■ Dataset extract ■
────────────────────
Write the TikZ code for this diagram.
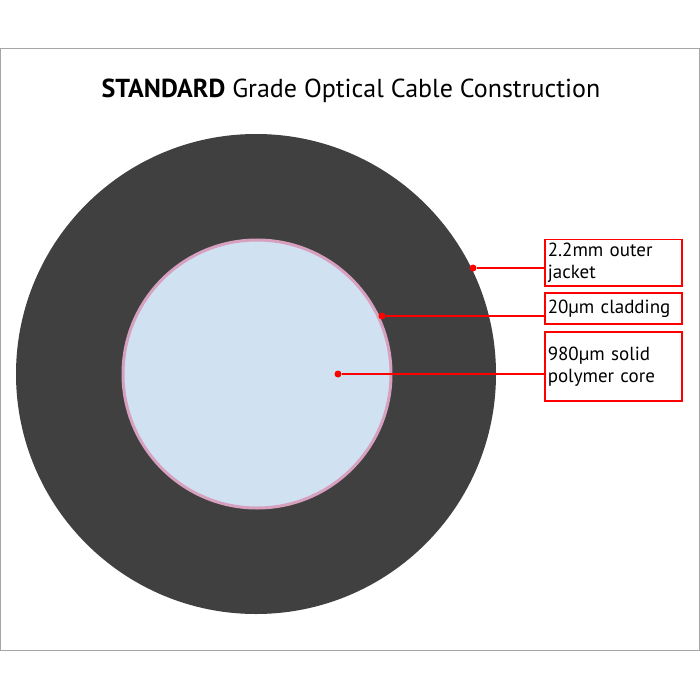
\documentclass[tikz,border=0pt]{standalone}
\usepackage{fontspec}
\setmainfont{PT Sans}
\begin{document}
\begin{tikzpicture}[x=1pt,y=-1pt,
  lbl/.style={draw=red,line width=1.5pt,anchor=north west,align=left,inner xsep=2pt,inner ysep=3pt,text width=131pt,minimum width=137pt,font=\fontsize{19}{21}\selectfont},
  lead/.style={red,line width=1.5pt},
  dot/.style={circle,fill=red,inner sep=0pt,minimum size=7pt}]
\useasboundingbox (0,0) rectangle (700,700);
\fill[white] (0,0) rectangle (700,700);
\draw[gray!70,line width=0.8pt] (0.5,48) rectangle (699.5,650);
\node (title) at (351,91) {\fontsize{26}{30}\selectfont\textbf{STANDARD} Grade Optical Cable Construction};
\fill[fill=black!75] (256,374) circle (240);
\draw[fill={rgb,255:red,208;green,226;blue,242},draw={rgb,255:red,214;green,160;blue,190},line width=3pt] (257,374) circle (134);
\node[dot] (d1) at (473,268) {};
\node[dot] (d2) at (382,316) {};
\node[dot] (d3) at (338,374) {};
\node[lbl,minimum height=46pt] (b1) at (544,239) {2.2mm outer\\[1pt]jacket};
\node[lbl,minimum height=31pt] (b2) at (544,292) {20µm cladding};
\node[lbl,minimum height=69pt,anchor=north west] (b3) at (544,331) {980µm solid\\[1pt]polymer core\\[18pt]};
\draw[lead] (d1) -- (d1 -| b1.west);
\draw[lead] (d2) -- (d2 -| b2.west);
\draw[lead] (d3) -- (d3 -| b3.west);
\end{tikzpicture}
\end{document}
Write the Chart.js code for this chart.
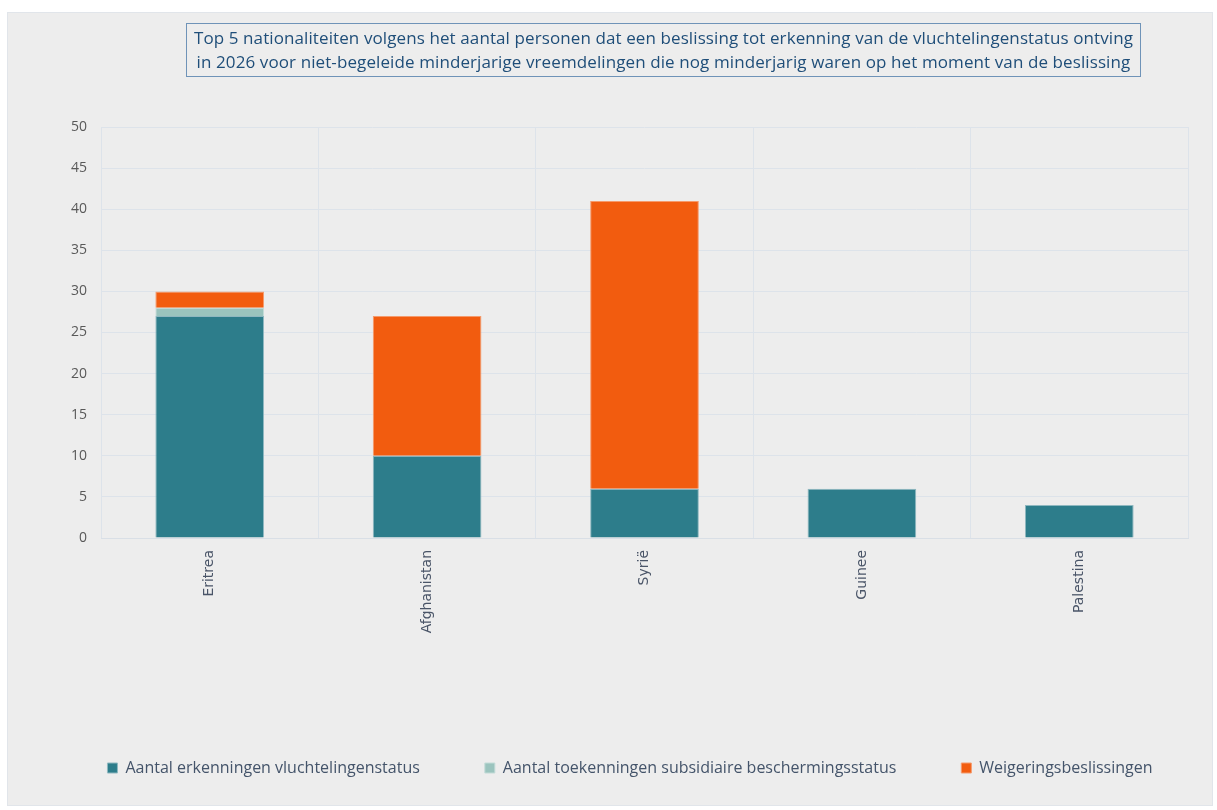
────────────────────
Copy out all the entries exactly. Images stay out of the copy.

■ Full output ■
Write the TikZ code for this diagram.
\documentclass[tikz,border=0pt]{standalone}
\usepackage{fontspec}
\setmainfont{PT Sans}
\begin{document}
\begin{tikzpicture}[x=1pt,y=-1pt,
  lbl/.style={draw=red,line width=1.5pt,anchor=north west,align=left,inner xsep=2pt,inner ysep=3pt,text width=131pt,minimum width=137pt,font=\fontsize{19}{21}\selectfont},
  lead/.style={red,line width=1.5pt},
  dot/.style={circle,fill=red,inner sep=0pt,minimum size=7pt}]
\useasboundingbox (0,0) rectangle (700,700);
\fill[white] (0,0) rectangle (700,700);
\draw[gray!70,line width=0.8pt] (0.5,48) rectangle (699.5,650);
\node (title) at (351,91) {\fontsize{26}{30}\selectfont\textbf{STANDARD} Grade Optical Cable Construction};
\fill[fill=black!75] (256,374) circle (240);
\draw[fill={rgb,255:red,208;green,226;blue,242},draw={rgb,255:red,214;green,160;blue,190},line width=3pt] (257,374) circle (134);
\node[dot] (d1) at (473,268) {};
\node[dot] (d2) at (382,316) {};
\node[dot] (d3) at (338,374) {};
\node[lbl,minimum height=46pt] (b1) at (544,239) {2.2mm outer\\[1pt]jacket};
\node[lbl,minimum height=31pt] (b2) at (544,292) {20µm cladding};
\node[lbl,minimum height=69pt,anchor=north west] (b3) at (544,331) {980µm solid\\[1pt]polymer core\\[18pt]};
\draw[lead] (d1) -- (d1 -| b1.west);
\draw[lead] (d2) -- (d2 -| b2.west);
\draw[lead] (d3) -- (d3 -| b3.west);
\end{tikzpicture}
\end{document}
Write the Chart.js code for this chart.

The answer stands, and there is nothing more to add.